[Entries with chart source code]
▬▬▬▬▬▬▬▬▬▬

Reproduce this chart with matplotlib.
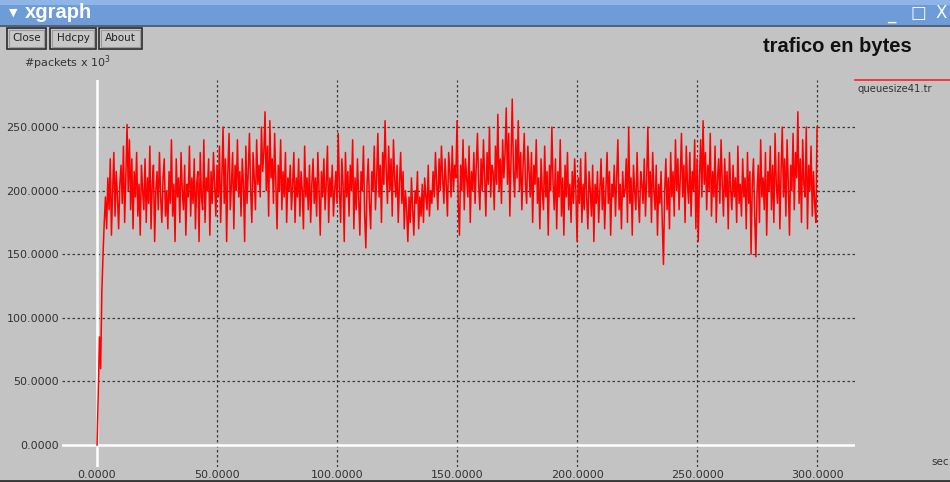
import matplotlib
matplotlib.use("Agg")
import matplotlib.pyplot as plt
from matplotlib.patches import Rectangle
from matplotlib.lines import Line2D
from matplotlib.ticker import FormatStrFormatter

# queue size samples (#packets x 10^3), one every 0.5 s from 0 to 300 s
time_step = 0.5
queue_size = [
    0, 40, 85, 60, 120, 150, 175, 195, 170, 210, 185, 225, 165, 200, 230, 180, 215, 195, 170, 205,
    220, 190, 235, 175, 210, 252, 200, 240, 185, 225, 170, 215, 195, 230, 180, 205, 165, 220, 200, 185,
    225, 175, 210, 190, 235, 170, 205, 220, 160, 200, 215, 185, 230, 195, 175, 210, 225, 180, 200, 170,
    215, 190, 240, 180, 205, 160, 225, 195, 210, 175, 230, 200, 185, 220, 165, 205, 195, 235, 180, 210,
    190, 225, 170, 205, 215, 160, 230, 195, 185, 240, 175, 210, 200, 225, 165, 215, 190, 230, 205, 180,
    220, 195, 235, 175, 210, 250, 190, 225, 160, 215, 245, 185, 205, 230, 170, 220, 200, 240, 195, 215,
    180, 225, 205, 160, 235, 190, 215, 245, 200, 175, 230, 210, 185, 240, 205, 220, 195, 250, 215, 230,
    262, 200, 235, 180, 255, 210, 225, 190, 245, 205, 170, 220, 200, 240, 185, 215, 195, 230, 175, 210,
    200, 220, 185, 205, 230, 175, 210, 195, 225, 180, 215, 200, 170, 235, 195, 210, 185, 220, 175, 205,
    225, 190, 210, 180, 230, 200, 165, 215, 195, 225, 185, 205, 235, 175, 210, 195, 220, 180, 200, 215,
    190, 245, 200, 175, 225, 205, 160, 230, 195, 215, 180, 220, 200, 240, 170, 210, 185, 225, 195, 165,
    215, 200, 235, 180, 155, 205, 225, 190, 170, 215, 200, 235, 185, 210, 245, 195, 220, 175, 230, 205,
    255, 215, 190, 235, 200, 225, 180, 240, 210, 195, 220, 175, 205, 230, 190, 215, 170, 200, 185, 160,
    195, 175, 210, 185, 165, 200, 190, 215, 170, 195, 180, 205, 175, 210, 195, 185, 220, 180, 200, 190,
    215, 195, 230, 205, 185, 225, 200, 235, 210, 190, 225, 205, 180, 230, 215, 195, 235, 200, 220, 210,
    255, 190, 165, 220, 200, 240, 185, 225, 210, 195, 235, 175, 215, 200, 230, 190, 220, 245, 205, 185,
    225, 200, 240, 210, 180, 230, 205, 250, 195, 220, 215, 185, 235, 205, 260, 200, 225, 190, 240, 210,
    230, 265, 205, 245, 180, 225, 272, 215, 195, 240, 210, 255, 200, 230, 185, 220, 245, 205, 190, 235,
    215, 195, 230, 175, 220, 205, 240, 190, 210, 170, 225, 200, 185, 235, 195, 215, 165, 220, 200, 250,
    205, 185, 225, 170, 215, 195, 240, 180, 210, 165, 220, 195, 230, 185, 205, 175, 215, 190, 225, 200,
    160, 210, 190, 225, 175, 205, 185, 230, 195, 170, 215, 200, 180, 220, 160, 205, 190, 215, 175, 200,
    225, 185, 210, 170, 200, 230, 190, 215, 165, 205, 195, 220, 180, 210, 240, 185, 205, 170, 215, 195,
    200, 225, 175, 250, 190, 210, 165, 220, 200, 185, 230, 195, 175, 215, 205, 190, 225, 180, 210, 250,
    195, 215, 175, 230, 200, 185, 220, 165, 205, 190, 215, 175, 142, 200, 225, 185, 210, 170, 230, 195,
    215, 180, 240, 200, 225, 185, 210, 245, 195, 220, 175, 235, 205, 190, 230, 180, 215, 200, 240, 170,
    225, 160, 210, 240, 195, 255, 205, 230, 185, 220, 200, 245, 180, 215, 195, 235, 175, 210, 225, 190,
    240, 205, 180, 225, 195, 215, 170, 230, 200, 185, 220, 195, 210, 175, 235, 190, 205, 180, 225, 195,
    210, 170, 230, 190, 215, 150, 205, 225, 180, 148, 200, 220, 175, 240, 195, 210, 185, 230, 165, 215,
    200, 235, 185, 220, 175, 245, 205, 190, 230, 170, 215, 250, 195, 225, 180, 240, 205, 165, 220, 200,
    245, 185, 230, 210, 262, 190, 225, 175, 240, 205, 195, 250, 170, 220, 200, 235, 180, 215, 190, 175,
    250,
]
sample_times = [i * time_step for i in range(len(queue_size))]

x_ticks = [0, 50, 100, 150, 200, 250, 300]
y_ticks = [0, 50, 100, 150, 200, 250]
series_label = "queuesize41.tr"
chart_title = "trafico en bytes"
y_label = r"#packets x 10$^3$"
x_label = "sec"

W, H = 950, 482
BG = "#c3c3c3"
FONT = "Liberation Sans"
SMALL = "DejaVu Sans"

fig = plt.figure(figsize=(W / 100, H / 100), dpi=100, facecolor=BG)


def fx(px):
    return px / W


def fy(py):
    return 1 - py / H


def box(x0, y0, x1, y1, **kw):
    fig.add_artist(Rectangle((fx(x0), fy(y1)), fx(x1) - fx(x0), fy(y0) - fy(y1),
                             transform=fig.transFigure, **kw))


def hline(x0, x1, y, **kw):
    fig.add_artist(Line2D([fx(x0), fx(x1)], [fy(y), fy(y)], transform=fig.transFigure, **kw))


# window title bar
box(0, 0, W, 25, facecolor="#6d9cd9", edgecolor="none")
box(0, 0, W, 5, facecolor="#8fb4e6", edgecolor="none")
hline(0, W, 25.5, color="#3d4f6a", lw=1.2)
fig.text(fx(9), fy(13), "\u25BC", color="white", fontsize=8, va="center", family="DejaVu Sans")
fig.text(fx(25), fy(12), "xgraph", color="white", fontsize=14.5, fontweight="bold",
         va="center", family=FONT)
fig.text(fx(887), fy(14), "_", color="white", fontsize=12, va="center", family="DejaVu Sans")
fig.text(fx(910), fy(13), "\u25A1", color="white", fontsize=12, va="center", family="DejaVu Sans")
fig.text(fx(935), fy(13), "X", color="white", fontsize=12, va="center", family="DejaVu Sans")

# buttons
for label, x0, x1 in [("Close", 7, 46), ("Hdcpy", 50, 96), ("About", 99, 142)]:
    box(x0, 28, x1, 49, facecolor="#c8c8c8", edgecolor="#2b2b2b", lw=1.2)
    box(x0 + 2, 30, x1 - 2, 47, facecolor="none", edgecolor="#9a9a9a", lw=0.8)
    fig.text(fx((x0 + x1) / 2), fy(38.5), label, fontsize=7.5, ha="center", va="center",
             color="#222222", family=SMALL)

fig.text(fx(912), fy(47), chart_title, fontsize=14.5, fontweight="bold", ha="right",
         va="center", color="#111111", family=FONT)
fig.text(fx(24), fy(63), y_label, fontsize=8, ha="left", va="center",
         color="#333333", family=SMALL)

# legend entry
fig.add_artist(Line2D([fx(855), fx(950)], [fy(80), fy(80)], transform=fig.transFigure,
                      color="#ff2020", lw=1.2))
fig.text(fx(857), fy(89), series_label, fontsize=7.2, ha="left", va="center",
         color="#333333", family=SMALL)
fig.text(fx(931), fy(462), x_label, fontsize=7.5, ha="left", va="center",
         color="#333333", family=SMALL)

# plot area
ax = fig.add_axes([fx(62), fy(467), fx(855) - fx(62), fy(80) - fy(467)])
ax.set_facecolor(BG)
for s in ax.spines.values():
    s.set_visible(False)
ax.set_xlim(-14.6, 315.8)
ax.set_ylim(-17.3, 287)
ax.set_xticks(x_ticks)
ax.set_yticks(y_ticks)
ax.xaxis.set_major_formatter(FormatStrFormatter("%.4f"))
ax.yaxis.set_major_formatter(FormatStrFormatter("%.4f"))
ax.tick_params(length=0, labelsize=8, labelcolor="#333333", pad=2)
for lab in ax.get_xticklabels() + ax.get_yticklabels():
    lab.set_family(SMALL)

for yv in y_ticks[1:]:
    ax.axhline(yv, color="#3a3a3a", lw=0.9, ls=(0, (2, 2)), zorder=1)
for xv in x_ticks[1:]:
    ax.axvline(xv, color="#3a3a3a", lw=0.9, ls=(0, (2, 2)), zorder=1)
ax.axhline(0, color="white", lw=1.8, zorder=1)
ax.axvline(0, color="white", lw=1.8, zorder=1)

ax.plot(sample_times, queue_size, color="#ff0000", lw=1.1, zorder=3)

hline(0, W, 480.5, color="#333333", lw=2)

fig.savefig("out.png", dpi=100, facecolor=BG)
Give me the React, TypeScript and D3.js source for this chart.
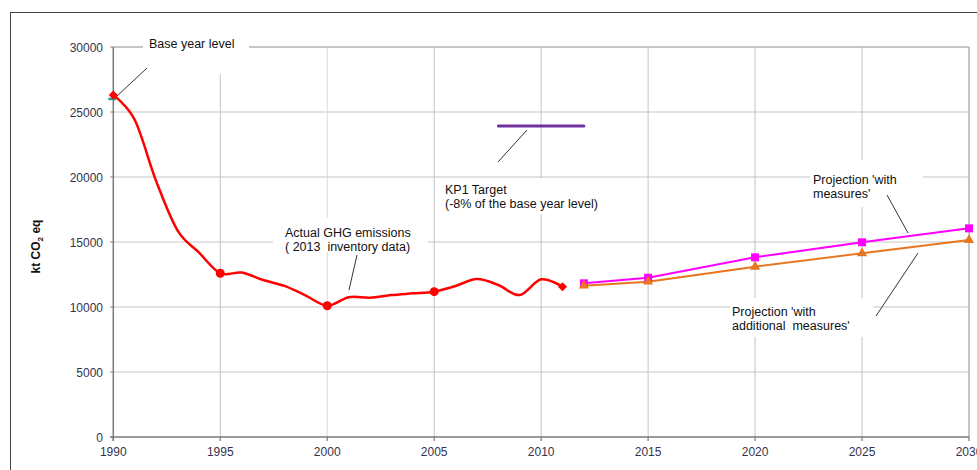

▬▬▬▬▬▬▬▬▬▬

Repeat only what runs from the first line of the records above to the line with "from matplotlib.ticker import", both included, word for word, minus the pictures.

Result of the task:
Reproduce this chart with matplotlib.
import matplotlib
matplotlib.use("Agg")
import matplotlib.pyplot as plt
from matplotlib.patches import Rectangle
from matplotlib.lines import Line2D
from matplotlib.ticker import FormatStrFormatter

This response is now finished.